Unconditional giving is radical. So radical that it might cause a short circuit in the receiver’s brain and momentarily make them more defensive. That doesn’t mean the giving was wasted. Unconditional giving, as the name implies, does not expect or require response.

But before giving to others, we have to learn to accept ourselves. This can be quite the process because we are conditioned to think that satisfaction does not rise from within, but is achieved through external achievements and acceptance. Yet, the truth is that getting approval in itself can’t make a person whole, albeit it can enhance the process.

For 25 years, BLESS has been questioning boundaries related to art and design, objecthood and usability, and private and public space. Their enveloping blanket depicts a person enjoying an uninterrupted moment with water. Image: BLESS N°61 Swimmingtogether Bathing Blanket (c) BLESS 2017.

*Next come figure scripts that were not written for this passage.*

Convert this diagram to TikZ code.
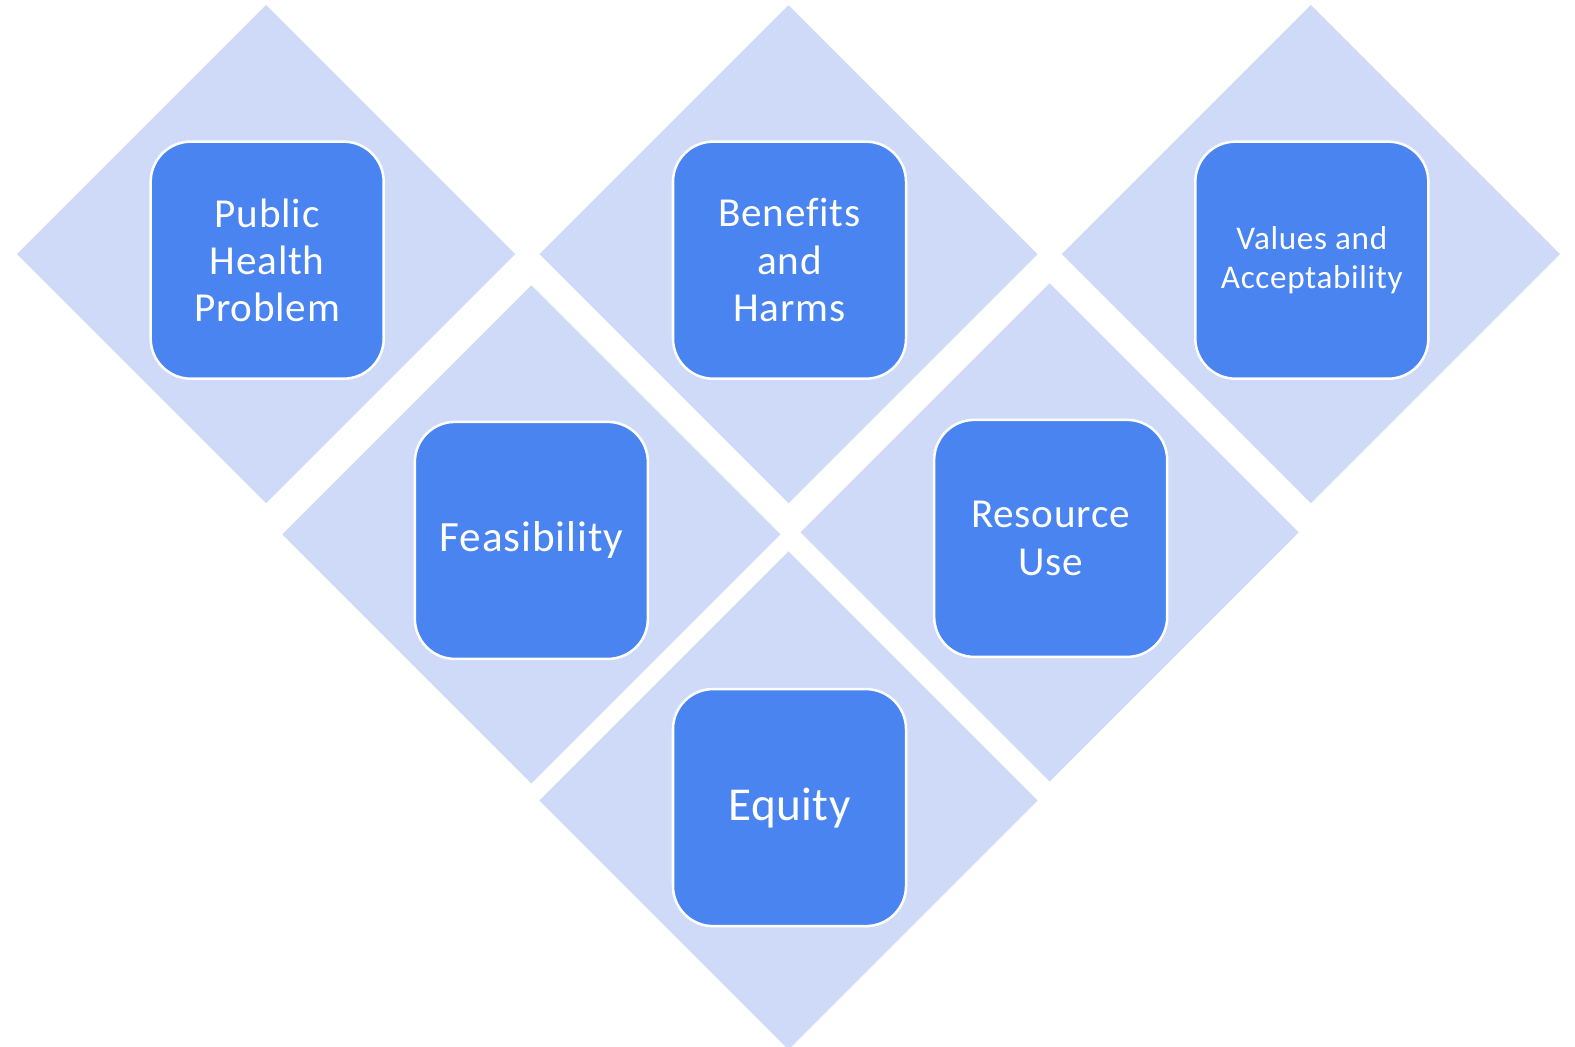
\documentclass[tikz,border=0pt]{standalone}
\usepackage{fontspec}
\setmainfont{Carlito}[Ligatures=NoCommon]
\definecolor{diam}{HTML}{CFDAF8}
\definecolor{boxc}{HTML}{4A84F0}
\begin{document}
\begin{tikzpicture}[x=1bp,y=-1bp,
  diamondshape/.style={fill=diam,draw=none},
  card/.style={rectangle,rounded corners=40bp,fill=boxc,draw=white,line width=2.5bp,
    minimum width=232bp,minimum height=236bp,inner sep=0pt,align=center,text=white,
    font=\fontsize{41bp}{47bp}\selectfont\addfontfeatures{LetterSpace=2}},
  feascard/.style={card,font=\fontsize{43bp}{47bp}\selectfont\addfontfeatures{LetterSpace=2}},
  smallcard/.style={card,font=\fontsize{33bp}{38bp}\selectfont\addfontfeatures{LetterSpace=2}},
  bigcard/.style={card,font=\fontsize{47bp}{54bp}\selectfont\addfontfeatures{LetterSpace=1}}]
\useasboundingbox (0,0) rectangle (1568,1042);
% diamonds
\foreach \cx/\cy in {265/253, 785/253, 1305/253, 529/532, 1045/530, 785/797}{
  \fill[diamondshape] (\cx-248,\cy) -- (\cx,\cy-248) -- (\cx+248,\cy) -- (\cx,\cy+248) -- cycle;
}
\node[card] (php) at (266,259) {Public\\Health\\Problem};
\node[card] (bh) at (786,259) {Benefits\\and\\Harms};
\node[smallcard] (va) at (1306,259) {Values and\\Acceptability};
\node[feascard] (fe) at (529,538) {Feasibility};
\node[card] (ru) at (1046,536) {Resource\\Use};
\node[bigcard] (eq) at (786,804) {Equity};
\end{tikzpicture}
\end{document}
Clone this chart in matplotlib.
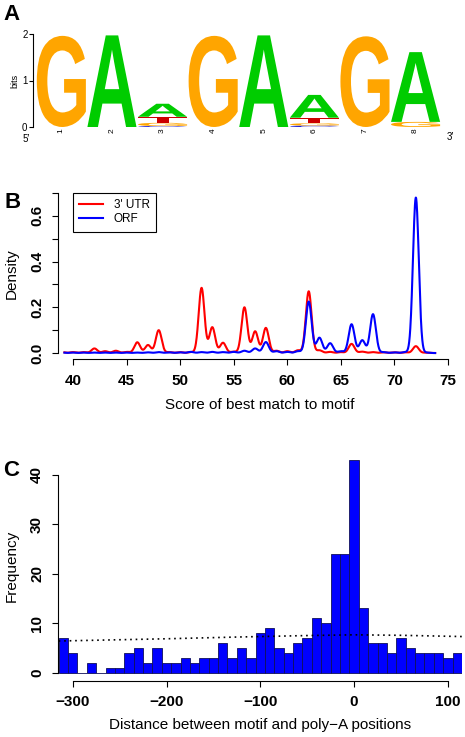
import numpy as np
import matplotlib
matplotlib.use('Agg')
import matplotlib.pyplot as plt
from matplotlib.textpath import TextPath
from matplotlib.patches import PathPatch
from matplotlib.font_manager import FontProperties
from matplotlib.lines import Line2D
import matplotlib.transforms as mtransforms

plt.rcParams['font.family'] = ['Liberation Sans', 'DejaVu Sans']

# ---------------- Panel A: sequence logo (bits) ----------------
logo_positions = [1, 2, 3, 4, 5, 6, 7, 8]
bits_A = [0.00, 1.97, 0.28, 0.00, 1.97, 0.49, 0.00, 1.50]
bits_C = [0.00, 0.00, 0.02, 0.00, 0.00, 0.03, 0.00, 0.00]
bits_G = [1.96, 0.00, 0.07, 1.96, 0.00, 0.05, 1.95, 0.11]
bits_T = [0.00, 0.00, 0.13, 0.00, 0.00, 0.12, 0.00, 0.00]
letter_colors = {'A': '#00CC00', 'C': '#0000CC', 'G': '#FFA500', 'T': '#CC0000'}

# ---------------- Panel B: density of best motif score ----------------
scores = list(range(39, 74))
utr_density = [0.004, 0.004, 0.004, 0.020, 0.008, 0.010, 0.005, 0.047, 0.035, 0.100,
               0.004, 0.004, 0.004, 0.285, 0.113, 0.045, 0.006, 0.200, 0.095, 0.110,
               0.010, 0.008, 0.012, 0.270, 0.012, 0.005, 0.004, 0.040, 0.006, 0.004,
               0.003, 0.003, 0.003, 0.030, 0.002]
orf_density = [0.002, 0.002, 0.002, 0.002, 0.002, 0.002, 0.002, 0.002, 0.003, 0.004,
               0.003, 0.003, 0.005, 0.004, 0.005, 0.004, 0.005, 0.010, 0.020, 0.048,
               0.008, 0.005, 0.008, 0.225, 0.067, 0.043, 0.008, 0.126, 0.056, 0.170,
               0.004, 0.003, 0.004, 0.680, 0.002]
kernel_bw = 0.27

# ---------------- Panel C: histogram of distances ----------------
bin_centers = list(range(-310, 111, 10))
counts = [7, 4, 0, 2, 0, 1, 1, 4, 5, 2,
          5, 2, 2, 3, 2, 3, 3, 6, 3, 5,
          3, 8, 9, 5, 4, 6, 7, 11, 10, 24,
          24, 43, 13, 6, 6, 4, 7, 5, 4, 4,
          4, 3, 4]
expected_x = [-315, -200, -125, -50, 0, 50, 115]
expected_y = [6.4, 6.85, 7.2, 7.5, 7.65, 7.55, 7.3]

W, H = 465, 737
fig = plt.figure(figsize=(W / 100, H / 100), dpi=100)


def rect(l, t, r, b):
    return [l / W, 1 - b / H, (r - l) / W, (b - t) / H]


def fx(px):
    return px / W


def fy(py):
    return 1 - py / H


BOLD = dict(fontweight='bold')

# ---- Panel A ----
axA = fig.add_axes(rect(33, 34, 451, 127))
axA.set_xlim(0.44, 8.7)
axA.set_ylim(0, 2)
fp = FontProperties(family='Liberation Sans', weight='bold')


def draw_letter(ax, ch, x, y, w, h, color):
    tp = TextPath((0, 0), ch, size=1, prop=fp)
    bb = tp.get_extents()
    t = (mtransforms.Affine2D().translate(-bb.x0, -bb.y0)
         .scale(w / bb.width, h / bb.height).translate(x, y))
    ax.add_patch(PathPatch(t.transform_path(tp), fc=color, ec='none', lw=0))


bits = {'A': bits_A, 'C': bits_C, 'G': bits_G, 'T': bits_T}
for i, p in enumerate(logo_positions):
    stack = sorted([(bits[l][i], l) for l in 'ACGT' if bits[l][i] > 0])
    y0 = 0.0
    for h, l in stack:
        draw_letter(axA, l, p - 0.485, y0, 0.97, h, letter_colors[l])
        y0 += h
    axA.text(p, -0.03, str(p), rotation=90, ha='center', va='top', fontsize=6)

for s in ['top', 'right', 'bottom']:
    axA.spines[s].set_visible(False)
axA.spines['left'].set_bounds(0, 2)
axA.spines['left'].set_linewidth(0.8)
axA.set_xticks([])
axA.set_yticks([0, 1, 2])
axA.tick_params(axis='y', length=3, width=0.8, labelsize=7, pad=1)
axA.set_ylabel('bits', fontsize=6.5, labelpad=2)
fig.text(fx(26), fy(139), '5′', fontsize=7, ha='center', va='center')
fig.text(fx(450), fy(137), '3′', fontsize=7, ha='center', va='center')

# ---- Panel B ----
axB = fig.add_axes(rect(58, 189.8, 463, 359.2))
axB.set_xlim(38.6, 76.4)
axB.set_ylim(-0.027, 0.714)
xs = np.linspace(39.2, 73.8, 2000)
sc = np.asarray(scores, float)[:, None]
utr_curve = (np.asarray(utr_density)[:, None] * np.exp(-(xs[None, :] - sc) ** 2 / (2 * kernel_bw ** 2))).sum(0)
orf_curve = (np.asarray(orf_density)[:, None] * np.exp(-(xs[None, :] - sc) ** 2 / (2 * kernel_bw ** 2))).sum(0)
axB.plot(xs, utr_curve, color='#FF0000', lw=1.5)
axB.plot(xs, orf_curve, color='#0000FF', lw=1.5)
for s in ['top', 'right']:
    axB.spines[s].set_visible(False)
axB.spines['left'].set_bounds(0, 0.7)
axB.spines['bottom'].set_bounds(40, 75)
axB.set_xticks(range(40, 76, 5))
yt = [0.0, 0.1, 0.2, 0.3, 0.4, 0.5, 0.6, 0.7]
axB.set_yticks(yt)
axB.set_yticklabels(['0.0', '', '0.2', '', '0.4', '', '0.6', ''])
axB.tick_params(axis='both', direction='out', length=4, width=0.8, labelsize=11)
axB.tick_params(axis='x', pad=7)
axB.tick_params(axis='y', pad=6, labelrotation=90)
for lab in axB.get_yticklabels():
    lab.set_fontweight('bold')
    lab.set_va('center')
for lab in axB.get_xticklabels():
    lab.set_fontweight('bold')
leg = axB.legend(handles=[Line2D([], [], color='#FF0000', lw=1.5),
                          Line2D([], [], color='#0000FF', lw=1.5)],
                 labels=["3' UTR", 'ORF'], loc='upper left',
                 bbox_to_anchor=(40.0, 0.70), bbox_transform=axB.transData,
                 borderaxespad=0, fancybox=False, edgecolor='black', framealpha=1,
                 fontsize=8.5, handlelength=2.0, handletextpad=0.9,
                 labelspacing=0.15, borderpad=0.55)
leg.get_frame().set_linewidth(0.8)
fig.text(fx(12), fy(274), 'Density', rotation=90, ha='center', va='center', fontsize=11)
fig.text(fx(260), fy(405), 'Score of best match to motif', ha='center', va='center', fontsize=11)

# ---- Panel C ----
axC = fig.add_axes(rect(58, 451.3, 462, 681.2))
axC.set_xlim(-315.7, 115.1)
axC.set_ylim(-1.72, 44.72)
axC.bar(bin_centers, counts, width=10, color='#0000FF', edgecolor='#10105A', linewidth=0.6)
axC.plot(expected_x, expected_y, color='black', lw=1.2, linestyle=(0, (1, 2.3)))
for s in ['top', 'right']:
    axC.spines[s].set_visible(False)
axC.spines['left'].set_bounds(0, 40)
axC.spines['bottom'].set_bounds(-300, 100)
axC.set_xticks([-300, -200, -100, 0, 100])
axC.set_yticks([0, 10, 20, 30, 40])
axC.tick_params(axis='both', direction='out', length=4, width=0.8, labelsize=11)
axC.tick_params(axis='x', pad=6)
axC.tick_params(axis='y', pad=6, labelrotation=90)
for lab in axC.get_yticklabels():
    lab.set_fontweight('bold')
    lab.set_va('center')
for lab in axC.get_xticklabels():
    lab.set_fontweight('bold')
fig.text(fx(12), fy(566), 'Frequency', rotation=90, ha='center', va='center', fontsize=11)
fig.text(fx(260), fy(725), 'Distance between motif and poly\u2212A positions', ha='center', va='center', fontsize=11)

# panel letters
fig.text(fx(11), fy(14), 'A', fontsize=16, ha='center', va='center', **BOLD)
fig.text(fx(13), fy(202), 'B', fontsize=16, ha='center', va='center', **BOLD)
fig.text(fx(11), fy(471), 'C', fontsize=16, ha='center', va='center', **BOLD)

fig.savefig('out.png', dpi=100)
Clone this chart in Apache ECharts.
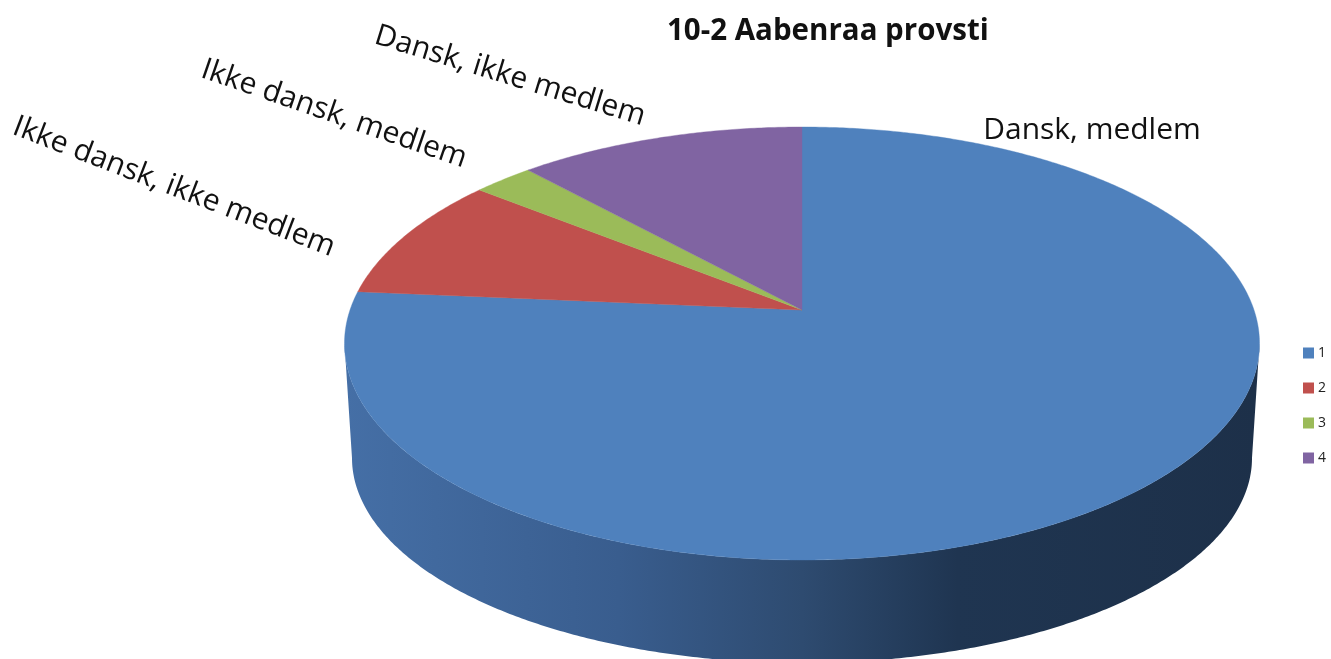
<!DOCTYPE html>
<html><head><meta charset="utf-8">
<style>html,body{margin:0;padding:0;background:#fff}#c{width:1331px;height:659px}</style>
<script src="https://cdn.jsdelivr.net/npm/echarts@6/dist/echarts.min.js"></script>
</head><body><div id="c"></div>
<script>
var titleText = '10-2 Aabenraa provsti';
var legendNames = ['1', '2', '3', '4'];
var sliceLabels = ['Dansk, medlem', 'Ikke dansk, ikke medlem', 'Ikke dansk, medlem', 'Dansk, ikke medlem'];
var sliceValues = [76.4, 9.3, 2.5, 11.8];
var sliceColors = ['#4f81bd', '#c0504d', '#9bbb59', '#8064a2'];

var labelLayout = [
  {x: 1092, y: 130, deg: 0},
  {x: 174, y: 187, deg: 21},
  {x: 334, y: 114, deg: 19},
  {x: 510, y: 76, deg: 17}
];
// perspective projection of the pie disc
var apex = {x: 802, y: 310}, K = 0.1547, A = 211.3, C = 452;
var base = {cx: 802, cy: 458, rx: 450, ry: 205};
var total = sliceValues.reduce(function (a, b) { return a + b; }, 0);

function project(turn) {
  var t = turn * 2 * Math.PI, X = Math.sin(t), Y = Math.cos(t), w = 1 + K * Y;
  return [apex.x + C * X / w, apex.y - A * Y / w];
}
function rimPoints(from, to) {
  var n = Math.max(2, Math.ceil((to - from) * 720)), pts = [];
  for (var i = 0; i <= n; i++) pts.push(project(from + (to - from) * i / n));
  return pts;
}
function extremeTurn(sign) { // turn where the projected disc is widest
  return sign > 0 ? 0.25 + Math.asin(K) / (2 * Math.PI) : 0.75 - Math.asin(K) / (2 * Math.PI);
}
function sliceSeries(idx) {
  var start = 0;
  for (var i = 0; i < idx; i++) start += sliceValues[i] / total;
  var end = start + sliceValues[idx] / total;
  return {
    type: 'custom', name: legendNames[idx], coordinateSystem: 'none', silent: true,
    z: 3, clip: false, data: [[sliceValues[idx]]],
    itemStyle: {color: sliceColors[idx]},
    renderItem: function () {
      var pts = [[apex.x, apex.y]].concat(rimPoints(start, end));
      var L = labelLayout[idx];
      return {type: 'group', children: [
        {type: 'polygon', shape: {points: pts}, style: {fill: sliceColors[idx], stroke: sliceColors[idx], lineWidth: 0.4}},
        {type: 'text', x: L.x, y: L.y, rotation: -L.deg * Math.PI / 180,
          style: {text: sliceLabels[idx], x: 0, y: 0, align: 'center', verticalAlign: 'middle',
            fill: '#111', font: '30px "Open Sans", sans-serif'}}
      ]};
    }
  };
}
var wallSeries = {
  type: 'custom', name: 'wall', coordinateSystem: 'none', silent: true, z: 1, clip: false,
  data: [[total]],
  renderItem: function () {
    var pts = rimPoints(extremeTurn(1), extremeTurn(-1));
    for (var d = 0; d <= 180; d += 0.5) {
      var r = d * Math.PI / 180;
      pts.push([base.cx - base.rx * Math.cos(r), base.cy + base.ry * Math.sin(r)]);
    }
    return {type: 'polygon', shape: {points: pts}, style: {
      fill: new echarts.graphic.LinearGradient(0, 0, 1, 0, [
        {offset: 0, color: '#456fa6'},
        {offset: 0.3, color: '#395d8e'},
        {offset: 0.5, color: '#2e4b70'},
        {offset: 0.67, color: '#1f3551'},
        {offset: 1, color: '#1d3049'}
      ])
    }};
  }
};
var chart = echarts.init(document.getElementById('c'), null, {renderer: 'canvas'});
chart.setOption({
  animation: false,
  backgroundColor: '#fff',
  title: {text: titleText, left: 667, top: 17, padding: 0,
    textStyle: {fontFamily: '"Open Sans", sans-serif', fontSize: 29.5, fontWeight: 'bold', color: '#111'}},
  legend: {data: legendNames, orient: 'vertical', left: 1303, top: 346, padding: 0,
    itemWidth: 11, itemHeight: 11, itemGap: 21, icon: 'rect',
    textStyle: {fontFamily: '"Open Sans", sans-serif', fontSize: 14, color: '#222', padding: [0,0,0,-1]}},
  series: [wallSeries].concat(sliceValues.map(function (v, i) { return sliceSeries(i); }))
});
</script></body></html>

While togetherness is a big part of love, the other half is about cultivating freedom and learning to let go. We are meant to evolve and transmute, together and as individuals. Dying is a natural part of this process of life and love.

In the end, love is not about giving and receiving, it’s in the being. It’s not a tradeoff. Love doesn’t necessarily have anything to do with another individual, either. Love is a frequency. When being in love, it becomes clear that on a deeper level we are all interconnected. In a way, we are all one.

Unity, 8.10.–13.11.2022, SIC, Helsinki. Featuring work by: BLESS, Nadine Byrne, Krzysztof Jung, Alexa Karolinski, Ingo Niermann, Elina Vainio. Curated by: Ilari Laamanen.